4. "And now," He adds, "I am no more in the world, and these are in the world." If your thoughts turn to the very hour in which He was speaking, both were still in the world; to wit, He Himself, and those of whom He was so speaking: for it is not in respect of the tendency of heart and life that we can or ought to understand it, so that they should be described as still in the world, on the ground that they still savored of the earthly; and that He was no longer in the world, because divine in the disposition of His mind. For there is one word used here, which makes any such understanding altogether inadmissible; because He does not say, And I am not in the world; but, "I am no more in the world:" thereby showing that He Himself had been in the world, but was no more so. And are we then at liberty to believe that He at one time savored of the worldly, and, delivered at length from such a mistake, no longer retained the old disposition? Who would venture to shut himself up in so profane a meaning. It remains, therefore, that in the same sense in which He Himself also was previously in the world, He declared that He was no longer in the world, that is to say, in His bodily presence; in other words, showing thereby that His own absence from the world was now in the immediate future, and theirs later, when He said that He was no longer here, and that they were so, although both He and they were still present. For He thus spake, as a man in harmony with men, in accordance with the prevailing custom of human speech. Do we not say every day, he is no longer here, of one who is on the very point of departure? And such in particular is the way we are wont to speak of those who are at the point of death. And besides all else, the Lord Himself, as if foreseeing the thoughts that might possibly be excited in those who were afterwards to read these words, added, "And I come to Thee:" explaining thereby in some measure why He said, "I am no more in the world."
5. Accordingly He commends to the Father's care those whom He was about to leave by His bodily absence, saying: "Holy Father, keep through Thine own name those whom Thou hast given me." That is to say, as man He prays to God in behalf of His disciples, whom He has received from God. But attend to what follows: "That they may be one," He says, "even as we." He does not say, That they may be one with us, or, that they and we may be one, as we are one; but He says, "That they may be one, even as we:" meaning, of course, that in their nature they may be one, even as we are one in ours, Which certainly would not be spoken with truth, unless in this respect, that He, as God, is of the same nature as the Father also, in accordance with what He has said elsewhere, "I and the Father are one; "4 and not with what He also is as man, for in this respect He said, "The Father is greater than I."5 But since one and the same person is God and man, we are to understand the manhood in respect of His asking; but the Godhead, in as far as He Himself, and He whom He asks, are one. But there is still a passage in what follows, where we must have a more careful discussion of this subject.
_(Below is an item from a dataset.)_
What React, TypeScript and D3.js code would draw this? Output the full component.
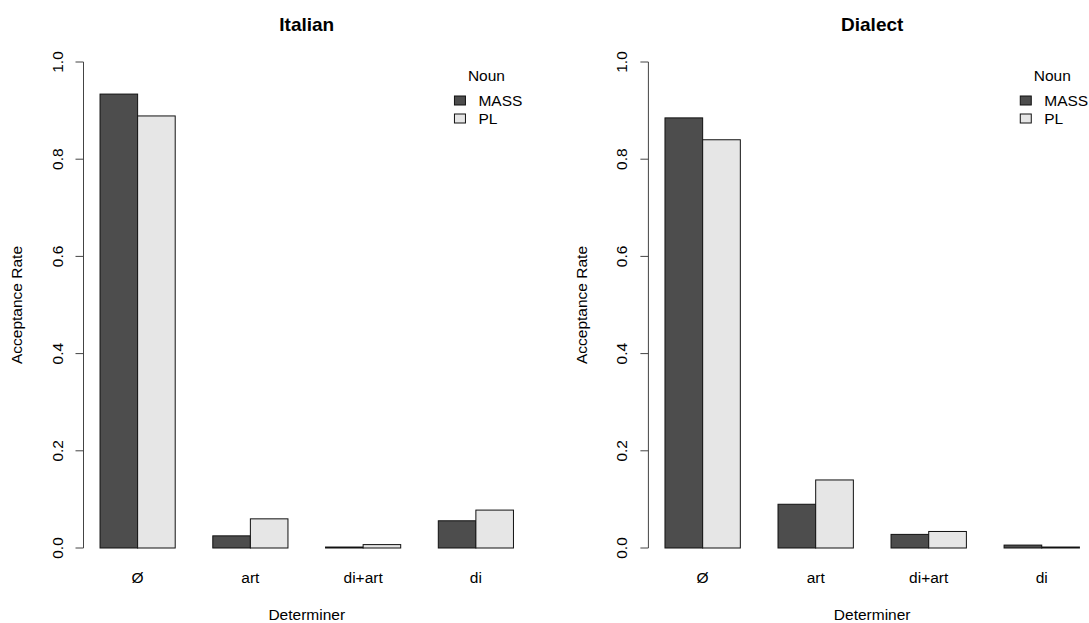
import React from "react";
import * as d3 from "d3";

const determiners = ["Ø", "art", "di+art", "di"];
const nounTypes = ["MASS", "PL"];
const italianMass = [0.934, 0.025, 0.002, 0.056];
const italianPl = [0.889, 0.06, 0.007, 0.078];
const dialectMass = [0.885, 0.09, 0.028, 0.006];
const dialectPl = [0.84, 0.14, 0.034, 0.002];
const yTicks = [0, 0.2, 0.4, 0.6, 0.8, 1.0];
const fills = ["#4d4d4d", "#e6e6e6"];

const FONT = "'Liberation Sans', Arial, sans-serif";
const FS = 15.5;

function Panel({ title, series, x0, x1 }: { title: string; series: number[][]; x0: number; x1: number }) {
  const x = d3.scaleLinear().domain([0.56, 12.44]).range([x0, x1]);
  const y = d3.scaleLinear().domain([0, 1]).range([548, 62]);
  const unit = x(1) - x(0);
  const cx = (x0 + x1) / 2;
  const axisX = x0;
  const legendX = x(10.43);
  return (
    <g>
      <text x={cx} y={31} textAnchor="middle" fontWeight="bold" fontSize={19} fontFamily={FONT}>{title}</text>
      {determiners.map((d, i) =>
        series.map((s, j) => {
          const left = x(1 + 3 * i + j);
          return (
            <rect key={d + j} x={left} y={y(s[i])} width={unit} height={y(0) - y(s[i])}
              fill={fills[j]} stroke="#111" strokeWidth={1} />
          );
        })
      )}
      <line x1={axisX} x2={axisX} y1={y(0)} y2={y(1)} stroke="#444" />
      {yTicks.map((t) => (
        <g key={t}>
          <line x1={axisX - 8} x2={axisX} y1={y(t)} y2={y(t)} stroke="#444" />
          <text transform={`translate(${axisX - 21},${y(t)}) rotate(-90)`} textAnchor="middle"
            fontSize={FS} fontFamily={FONT}>{t.toFixed(1)}</text>
        </g>
      ))}
      {determiners.map((d, i) => (
        <text key={d} x={x(2 + 3 * i)} y={583} textAnchor="middle" fontSize={FS} fontFamily={FONT}>{d}</text>
      ))}
      <text x={cx} y={619.5} textAnchor="middle" fontSize={FS} fontFamily={FONT}>Determiner</text>
      <text transform={`translate(${axisX - 61.5},${(y(0) + y(1)) / 2}) rotate(-90)`} textAnchor="middle"
        fontSize={FS} fontFamily={FONT}>Acceptance Rate</text>
      <text x={legendX + 32} y={81} textAnchor="middle" fontSize={FS} fontFamily={FONT}>Noun</text>
      {nounTypes.map((n, j) => (
        <g key={n}>
          <rect x={legendX} y={96 + 18 * j} width={11} height={9} fill={fills[j]} stroke="#111" />
          <text x={legendX + 24} y={106 + 18 * j} fontSize={FS} fontFamily={FONT}>{n}</text>
        </g>
      ))}
    </g>
  );
}

export default function App() {
  return (
    <svg width={1089} height={623} style={{ position: "absolute", left: 0, top: 0, background: "#fff" }}>
      <rect width={1089} height={623} fill="#fff" />
      <Panel title="Italian" series={[italianMass, italianPl]} x0={83.5} x1={530} />
      <Panel title="Dialect" series={[dialectMass, dialectPl]} x0={648.4} x1={1096} />
    </svg>
  );
}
6. But here He proceeds: "While I was with them, I kept them in Thy name." Since I am coming, He says, to Thee, keep them in Thy name, in which I myself have kept them while I was with them. In the Father's name, the Son as man kept His disciples, when placed side by side with them in human presence; but the Father also, in the name Of the Son, kept those whom He heard and answered when praying in the name of the Son. For to them had it also been said by the Son Himself: "Verily, verily, I say unto you, whatsoever ye shall ask the Father in my name. He will give it you."6 But we are not to take this in any such carnal way, as that the Father and Son keep us in turn, with an alternation in the guardianship of both in guarding us, as if one succeeded when the other departed; for we are guarded all at once by the Father, and Son, and Holy Spirit, who is the one true and blessed God. But Scripture does not exalt us save by descending to us: as the Word, by becoming flesh, came down to lift us up, and fell not so as to remain Himself in the depths. If we have known Him who thus descendeth, let us rise with Him who lifteth us up; and let us understand, when He speaks thus, that He is marking a distinction in the persons, without making any separation of the natures. While, therefore, the Son in bodily presence was keeping His disciples, the Father was not waiting the Son's departure in order to succeed to the guardianship, but both were keeping them by Their spiritual power; and when the Son withdrew from them His bodily presence, He retained along with the Father the spiritual guardianship. For when the Son also as man assumed the office of their guardian, He did not withdraw them from the Father's guardianship; and when the Father gave them to the guardianship of the Son, in the very giving He acted not apart from Him to whom He gave them, but gave them to the Son as man, yet not apart from that same Son Himself as God.
7. The Son therefore goes on to say: "Those that Thou gavest me, I have kept, and none of them is lost, but the son of perdition; that the Scripture might be fulfilled." The betrayer of Christ was called the son of perdition, as foreordained to perdition, according to the Scripture, where it is specially prophesied of him in the 109th7 Psalm.
8. "And now," He says, "come I to Thee; and these things I speak in the world, that they may have my joy fulfilled in themselves." See! He says that He speaketh in the world, when He had said only a little before, "I am no more in the world:" the reason of which we have there explained, or rather have shown that He Himself explained it. Accordingly, on the one hand, as He had not yet departed, He was still here; and because He was on the very point of departure, in a kind of way He was no more here. But what this joy is whereof He says, "That they may have my joy fulfilled in themselves," has already been elucidated above, where He says, "That they may be one, even as we are." This joy of His that is bestowed on them by Him, was to be fulfilled, He says, in them; and for that very end declared that He had spoken in the world. This is that peace and blessedness in the world to come, for the attaining of which we must live temperately, and righteously, and godly in the present.